Lumley was to meet a traitor’s death at Tyburn on 2 June 1537.13 Lord Lumley’s estates were eventually settled upon his grandson, John Lumley, 1st Baron Lumley (c. 1533–1609), a committed Catholic and the son and heir of George. John became involved in the intrigues of Mary, Queen of Scots and the Ridolfi plot and was imprisoned for over a year from 1571. He eventually died in 1609 and was buried at night – probably with Catholic rites.14 It is interesting to observe that the Lumleys obviously retained Catholic sympathies from the time of the Pilgrimage until at least 1609 – some seventy-three years later.
Sir John Bulmer was executed at Tyburn by 8 July 1537. Bulmer was obviously a gentry rebel leader and it is illuminating that both Sir Robert Bowes and Sir Thomas Tempest, his former fellow rebels, escorted him (among others) to London for interrogation. By May, Bowes and Tempest were appointed to a special commission at York to indict rebels including Darcy, Aske and Robert Constable. This was, as Christine Newman has argued, the government’s way of achieving the ‘ultimate show of loyalty from reconciled rebels’ – forcing them to condemn their fellow conspirators.15 Sir John’s son, Ralph, was his heir and re
mained loyal to the Crown until his death in 1558.16
Sir Stephen Hamerton and Nicholas Tempest were found guilty of having been involved in the renewed revolts in 1537. As such, both were guilty of treason. They thus met their fate and were executed at Tyburn on 8 July 1537.17 Nicholas Tempest (younger brother of Sir Thomas) had a son called Richard, according to The Visitation of Yorkshire in the Years 1563 and 1564, and an Elizabethan hand confirms that Nicholas was attainted with Sir Stephen Handlon in 1537. Sir Stephen Hamerton, son and heir of John Hamerton, was married to a daughter of Ralph Bigod but no issue is recorded. He was survived by his brother, Richard, who was in turn succeeded by his son, John.18
The link between retribution and reward needs to be examined and it will be revealed how former Pilgrims demonstrated their loyalty by prosecuting their erstwhile allies. The poachers had effectively turned gamekeepers. Firstly, the careers of two men who had been prominent figures in the Pilgrimage of Grace, sworn by the rebels and the bearers of their petitions to the king, Sir Ralph Ellerker and Sir Robert Bowes, will be considered. Both managed successfully to rehabilitate themselves and consequently furthered their careers and finances. How did they achieve this?

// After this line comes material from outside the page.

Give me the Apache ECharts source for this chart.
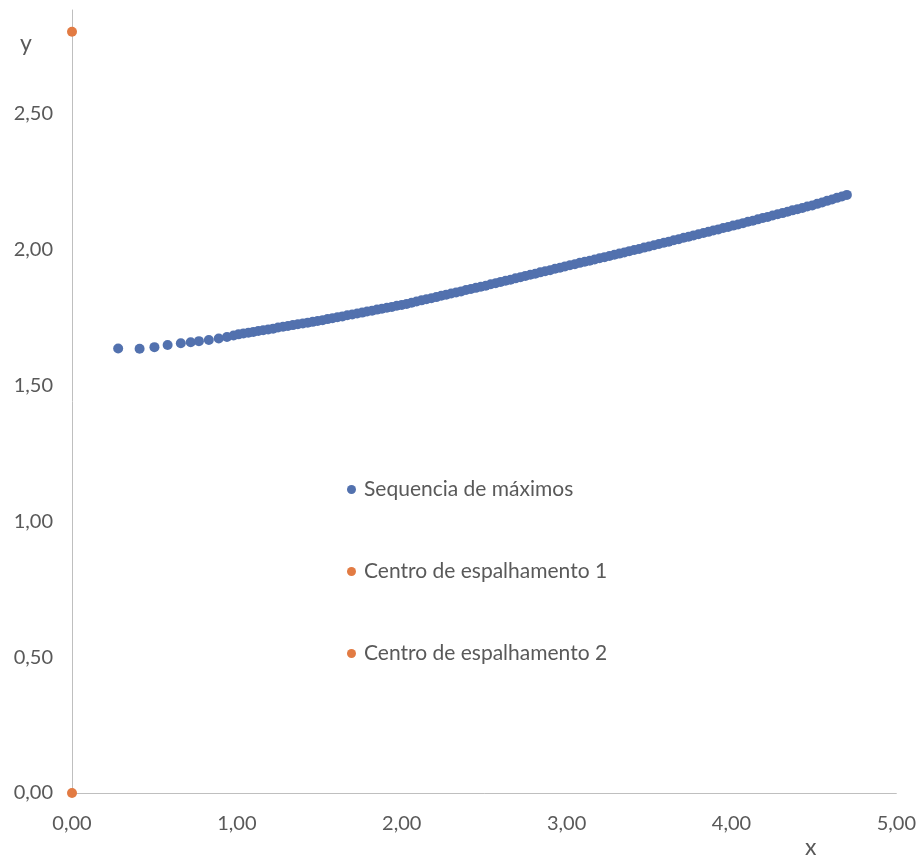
<!DOCTYPE html>
<html>
<head>
<meta charset="utf-8">
<script src="https://cdn.jsdelivr.net/npm/echarts@6/dist/echarts.min.js"></script>
<style>html,body{margin:0;padding:0;background:#fff;}#c{width:919px;height:857px;}</style>
</head>
<body>
<div id="c"></div>
<script>
const seriesNames = ['Sequencia de máximos', 'Centro de espalhamento 1', 'Centro de espalhamento 2'];
const maxX = [0.28,0.41,0.50,0.58,0.66,0.72,0.77,0.83,0.89,0.94,
0.98,1.01,1.04,1.07,1.10,1.13,1.16,1.19,1.22,1.25,
1.28,1.31,1.34,1.37,1.40,1.43,1.46,1.49,1.52,1.55,
1.58,1.61,1.64,1.67,1.70,1.73,1.76,1.79,1.82,1.85,
1.88,1.91,1.94,1.97,2.00,2.03,2.06,2.09,2.12,2.15,
2.18,2.21,2.24,2.27,2.30,2.33,2.36,2.39,2.42,2.45,
2.48,2.51,2.54,2.57,2.60,2.63,2.66,2.69,2.72,2.75,
2.78,2.81,2.84,2.87,2.90,2.93,2.96,2.99,3.02,3.05,
3.08,3.11,3.14,3.17,3.20,3.23,3.26,3.29,3.32,3.35,
3.38,3.41,3.44,3.47,3.50,3.53,3.56,3.59,3.62,3.65,
3.68,3.71,3.74,3.77,3.80,3.83,3.86,3.89,3.92,3.95,
3.98,4.01,4.04,4.07,4.10,4.13,4.16,4.19,4.22,4.25,
4.28,4.31,4.34,4.37,4.40,4.43,4.46,4.49,4.52,4.55,
4.58,4.61,4.64,4.67,4.70];
const maxY = [1.635,1.634,1.640,1.648,1.654,1.658,1.662,1.666,1.672,1.677,
1.683,1.687,1.690,1.693,1.696,1.699,1.702,1.705,1.708,1.712,
1.715,1.718,1.721,1.724,1.727,1.730,1.733,1.736,1.739,1.743,
1.746,1.750,1.753,1.757,1.760,1.764,1.767,1.771,1.774,1.778,
1.781,1.785,1.788,1.792,1.795,1.799,1.803,1.808,1.812,1.816,
1.820,1.824,1.829,1.833,1.837,1.841,1.845,1.850,1.854,1.858,
1.862,1.866,1.871,1.875,1.880,1.884,1.888,1.893,1.897,1.902,
1.906,1.910,1.915,1.919,1.923,1.928,1.932,1.937,1.941,1.945,
1.950,1.954,1.958,1.962,1.967,1.971,1.975,1.980,1.984,1.988,
1.993,1.997,2.001,2.006,2.010,2.015,2.019,2.024,2.028,2.033,
2.037,2.042,2.046,2.051,2.055,2.060,2.064,2.069,2.073,2.078,
2.082,2.087,2.091,2.096,2.101,2.105,2.110,2.115,2.119,2.124,
2.129,2.133,2.138,2.143,2.147,2.152,2.157,2.161,2.167,2.172,
2.178,2.183,2.189,2.194,2.200];
const centro1 = [0, 0];
const centro2 = [0, 2.80];
const xTicks = [0, 1, 2, 3, 4, 5];
const yTicks = [0, 0.5, 1, 1.5, 2, 2.5];

const fmt = v => v.toFixed(2).replace('.', ',');
const FONT = 'Lato, "Open Sans", sans-serif';
const chart = echarts.init(document.getElementById('c'));
chart.setOption({
  animation: false,
  backgroundColor: '#ffffff',
  grid: { left: 72, right: 22, top: 10, bottom: 64, containLabel: false },
  xAxis: {
    type: 'value', min: xTicks[0], max: xTicks[xTicks.length - 1], interval: 1,
    axisLine: { show: true, onZero: false, lineStyle: { color: '#bfbfbf', width: 1 } },
    axisTick: { show: false },
    splitLine: { show: false },
    axisLabel: { color: '#595959', fontSize: 20, fontFamily: FONT, margin: 21, formatter: fmt }
  },
  yAxis: {
    type: 'value', min: yTicks[0], max: 2.88, interval: 0.5,
    axisLine: { show: true, onZero: false, lineStyle: { color: '#bfbfbf', width: 1 } },
    axisTick: { show: false },
    splitLine: { show: false },
    axisLabel: { color: '#595959', fontSize: 20, fontFamily: FONT, margin: 19, formatter: fmt, showMaxLabel: false }
  },
  legend: {
    orient: 'vertical', left: 342, top: 474, itemGap: 61,
    icon: 'circle', itemWidth: 9, itemHeight: 9,
    textStyle: { color: '#595959', fontSize: 21, fontFamily: FONT, padding: [0, 0, 0, 3] },
    data: seriesNames
  },
  graphic: [
    { type: 'text', left: 20, top: 32, style: { text: 'y', fill: '#595959', font: '23px ' + FONT } },
    { type: 'text', left: 805, top: 836, style: { text: 'x', fill: '#595959', font: '23px ' + FONT } }
  ],
  series: [
    { name: seriesNames[0], type: 'scatter', symbolSize: 10, itemStyle: { color: '#5271AE', opacity: 1 },
      data: maxX.map((x, i) => [x, maxY[i]]) },
    { name: seriesNames[1], type: 'scatter', symbolSize: 10, itemStyle: { color: '#E27B43', opacity: 1 }, data: [centro1] },
    { name: seriesNames[2], type: 'scatter', symbolSize: 10, itemStyle: { color: '#E27B43', opacity: 1 }, data: [centro2] }
  ]
});
</script>
</body>
</html>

On the same day that a general pardon was issued to Lord Darcy (18 January 1537), Robert Aske advised the king that the commons were ‘wildly’ disposed to new commotions and that Francis Bigod was assembling and swearing the commons, although he had not yet taken Scarborough Castle. The following day saw Sir Ralph Ellerker advising Henry that he hoped to meet with Bigod that day. However, Ellerker had to inform Henry on 20 January that he could not confirm what had happened to Bigod or Lumley, but he had sent out spies.19 By 23 January, Ellerker was one of the examiners into Hallam’s rebellion at Hull, and Henry was expressing his gratitude to both him and his father for their conduct in the pursuit of Bigod a couple of days later.20
It is quite remarkable that this erstwhile Pilgrim should have been endeavouring to establish the whereabouts of Bigod approximately six weeks after the December pardon. Ellerker’s transformation was so rapid and complete that he was able to deploy spies in the hunt to apprehend Bigod and Lumley in the service of the Crown. To underline his new-found loyalty and commitment to Henry, he was playing the role of examiner into Hallam’s conduct before the first month of 1537 was even out.